Bref, il convient de mettre un terme aux blocages récurrents qui contribuent à freiner, voire à empêcher l'arrivée des financements. La contribution financière de la République à la réussite des outre-mer doit s'appuyer sur deux jambes : la mise à disposition des fonds indispensables au développement des territoires ultramarins et la perception réelle de ces fonds. Il n'est pas acceptable d'entendre que les sommes dévolues aux outre-mer n'ont pas été entièrement consommées et, surtout, que la faute en est rejetée sur les opérateurs et les collectivités alors que les dysfonctionnements, nous le savons, sont ailleurs. Nous nous réjouissons donc, madame la ministre, de votre engagement à faire réaliser une étude des raisons pour lesquelles ces crédits n'ont pas été consommés.

Le groupe Libertés et territoires est également attaché à la continuité territoriale.
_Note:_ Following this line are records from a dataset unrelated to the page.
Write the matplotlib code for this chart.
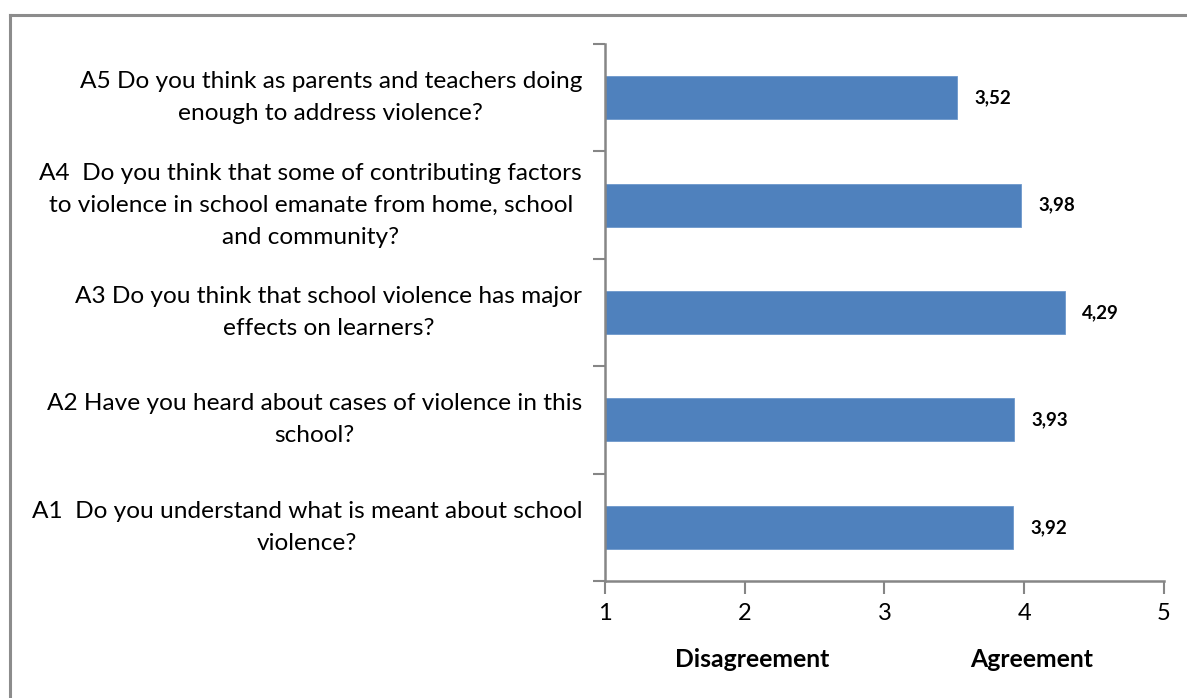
import matplotlib
matplotlib.use("Agg")
import matplotlib.pyplot as plt
from matplotlib.lines import Line2D

questions = [
    "A1  Do you understand what is meant about school\nviolence?",
    "A2 Have you heard about cases of violence in this\nschool?",
    "A3 Do you think that school violence has major\neffects on learners?",
    "A4  Do you think that some of contributing factors\nto violence in school emanate from home, school\nand community?",
    "A5 Do you think as parents and teachers doing\nenough to address violence?",
]
means = [3.92, 3.93, 4.29, 3.98, 3.52]
xticks = [1, 2, 3, 4, 5]
scale_labels = {2: "Disagreement", 4: "Agreement"}

plt.rcParams['font.family'] = ['Lato', 'DejaVu Sans']
grey = "#868686"
bar_color = "#4F81BD"

fig = plt.figure(figsize=(11.87, 6.98), dpi=100)
ax = fig.add_axes([605 / 1187, 1 - 581 / 698, 559 / 1187, 537 / 698])

ypos = list(range(len(questions)))
ax.barh(ypos, [m - 1 for m in means], left=1, height=0.4, color=bar_color,
        edgecolor="#6d98cc", linewidth=0.6)
for y, m in zip(ypos, means):
    ax.annotate(f"{m:.2f}".replace(".", ","), (m, y), xytext=(17, 0),
                textcoords="offset pixels",
                va="center", ha="left", fontsize=13.5, fontweight="bold")

ax.set_xlim(1, 5)
ax.set_ylim(-0.5, len(questions) - 0.5)
ax.set_xticks(xticks)
ax.set_xticklabels([str(t) for t in xticks], fontsize=17)
ax.set_yticks(ypos)
ax.set_yticklabels(questions, fontsize=17.6, multialignment="center", linespacing=1.65,
                   va="center")
ax.set_yticks([i - 0.5 for i in range(len(questions) + 1)], minor=True)
ax.tick_params(axis="y", which="major", length=0, pad=16.5)
ax.tick_params(axis="y", which="minor", length=9, width=1.5, color=grey, direction="out")
ax.tick_params(axis="x", length=9, width=1.5, color=grey, direction="out", pad=7)

for s in ["top", "right"]:
    ax.spines[s].set_visible(False)
for s in ["left", "bottom"]:
    ax.spines[s].set_color(grey)
    ax.spines[s].set_linewidth(1.8)

# scale descriptions under the tick labels
for xv, txt in scale_labels.items():
    ax.text(xv + 0.05, -0.125, txt, transform=ax.get_xaxis_transform(),
            ha="center", va="top", fontsize=17.8, fontweight="bold")

# outer frame (only left and top sides visible in the crop)
fig.add_artist(Line2D([10 / 1187, 10 / 1187], [0, 1 - 15 / 698], color="#8c8c8c", lw=2.2,
                      transform=fig.transFigure))
fig.add_artist(Line2D([10 / 1187, 1], [1 - 15 / 698, 1 - 15 / 698], color="#8c8c8c", lw=2.2,
                      transform=fig.transFigure))

fig.savefig("out.png", dpi=100)
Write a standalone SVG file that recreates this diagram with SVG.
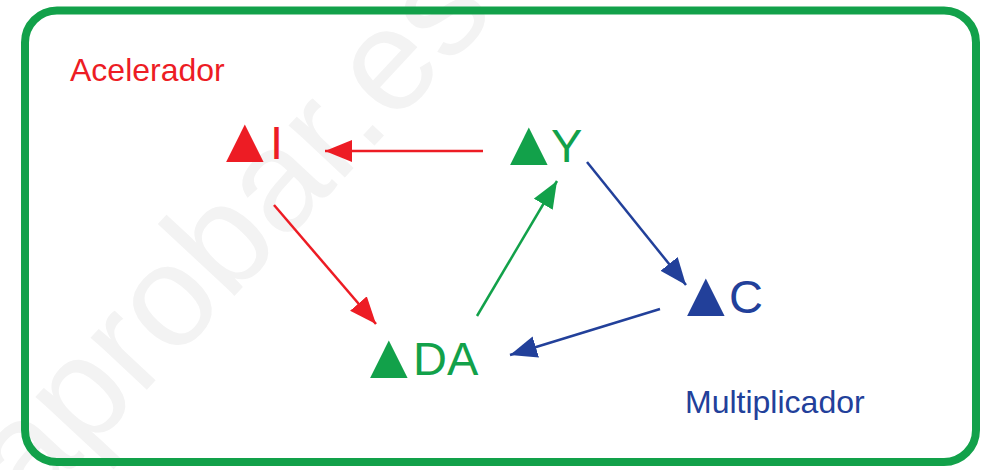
<svg xmlns="http://www.w3.org/2000/svg" width="986" height="470" viewBox="0 0 986 470">
<style>
.lbl{font-family:"Liberation Sans",Arial,sans-serif;font-size:47px}
.tri{font-family:"DejaVu Sans",sans-serif;font-size:49px}
.cap{font-family:"Liberation Sans",Arial,sans-serif;font-size:32px}
.red{fill:#ED1C24}.grn{fill:#12A14A}.blu{fill:#22409A}
</style>
<defs>
<marker id="ar" markerUnits="userSpaceOnUse" markerWidth="30" markerHeight="24" refX="27" refY="11" orient="auto"><path d="M0,0 L27,11 L0,22 Z" fill="#ED1C24"/></marker>
<marker id="ag" markerUnits="userSpaceOnUse" markerWidth="30" markerHeight="24" refX="27" refY="11" orient="auto"><path d="M0,0 L27,11 L0,22 Z" fill="#12A14A"/></marker>
<marker id="ab" markerUnits="userSpaceOnUse" markerWidth="30" markerHeight="24" refX="27" refY="11" orient="auto"><path d="M0,0 L27,11 L0,22 Z" fill="#22409A"/></marker>
</defs>
<rect width="986" height="470" fill="#fff"/>
<text transform="translate(30,515) rotate(-47)" font-family="Liberation Sans,Arial,sans-serif" font-size="145" fill="#F3F3F3">aprobar.es</text>
<rect id="frame" x="25" y="10.5" width="951" height="451.5" rx="32" fill="none" stroke="#12A14A" stroke-width="8"/>
<g id="connectors" stroke-width="2.5" fill="none">
<line x1="483" y1="151" x2="325" y2="151" stroke="#ED1C24" marker-end="url(#ar)"/>
<line x1="274" y1="205" x2="376" y2="324" stroke="#ED1C24" marker-end="url(#ar)"/>
<line x1="477" y1="316" x2="557" y2="181" stroke="#12A14A" marker-end="url(#ag)"/>
<line x1="587" y1="162" x2="686" y2="285" stroke="#22409A" marker-end="url(#ab)"/>
<line x1="660" y1="309" x2="510" y2="355" stroke="#22409A" marker-end="url(#ab)"/>
</g>
<g id="acelerador"><text class="cap red" x="70" y="81">Acelerador</text></g>
<g id="multiplicador"><text class="cap blu" x="685" y="413">Multiplicador</text></g>
<g id="nodeI"><text class="lbl red" x="226" y="159"><tspan class="tri" dy="-3">▲</tspan><tspan x="270" dy="3">I</tspan></text></g>
<g id="nodeY"><text class="lbl grn" x="510" y="162"><tspan class="tri" dy="-3">▲</tspan><tspan x="551" dy="3">Y</tspan></text></g>
<g id="nodeDA"><text class="lbl grn" x="370" y="375"><tspan class="tri" dy="-3">▲</tspan><tspan x="413" dy="3">DA</tspan></text></g>
<g id="nodeC"><text class="lbl blu" x="687" y="313"><tspan class="tri" dy="-3">▲</tspan><tspan x="729" dy="3">C</tspan></text></g>
</svg>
Certes, concernant Wallis-et-Futuna, nous nous satisfaisons du montant inscrit pour compenser le surcoût de la subvention d'exploitation, mais la somme ne peut cacher les dysfonctionnements d'un service que les autorités traitent avec une désinvolture affligeante.

Le principe de la cohésion nationale impose d'accorder aux outre-mer leur juste place dans notre République : une place qui ne soit ni discriminatoire, ni attentatoire à la personnalité des territoires ultramarins, une place qui fasse d'eux des acteurs à part entière de la réussite de la France. Ainsi, la continuité territoriale est un enjeu de cohésion sociale par le biais du transport, de la formation, de la santé ou de la communication, mais elle est aussi un enjeu de souveraineté.

Mes chers collègues, de la métropole aux outre-mer, nous avons tous un destin commun qui peut être fait de réussites à condition de pratiquer le langage de la vérité et non celui de l'ambiguïté. C'est malheureusement l'ambiguïté qui caractérise ce budget. Aussi est-ce le débat qui s'ouvre qui déterminera notre vote.